A \(=\frac {\text {TP}+\text {TN}}{\text {TP}+\text {TN}+\text {FP}+\text {FN}}\)

Indicates the fraction of correct predictions over the total: not very significant when dealing with imbalanced data.

Precision

P \(=\frac {\text {TP}}{\text {TP}+\text {FP}}\)

Indicates the fraction of relevant instances among the retrieved ones.

Recall

R \(=\frac {\text {TP}}{\text {TP}+\text {FN}}\)

Indicates the fraction of relevant instances that have been retrieved over the total relevant instances.

F1 score

F\(_{1} = 2 \times \frac {\mathrm {P} \times \mathrm {R}}{\mathrm {P} + \mathrm {R}}\)
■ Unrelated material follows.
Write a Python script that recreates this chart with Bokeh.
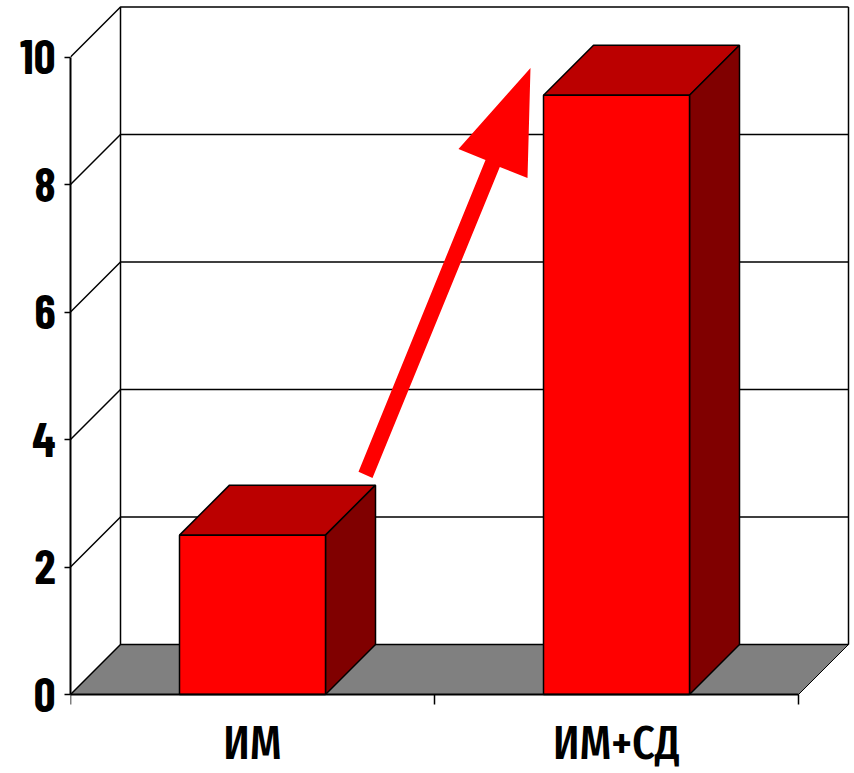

It is the harmonic mean of precision and recall.

Matthews correlation coefficient

MCC \(=\frac {\text {TP}\times \text {TN} - \text {FP}\times \text {FN}}{\sqrt {(\text {TP}+\text {FP})(\text {TP}+\text {FN})(\text {TN}+\text {FP})(\text {TN}+\text {FN})}}\)

Returns a value between −1 and +1: +1 represents a perfect prediction, 0 no better than random prediction and −1 indicates total disagreement between prediction and observation.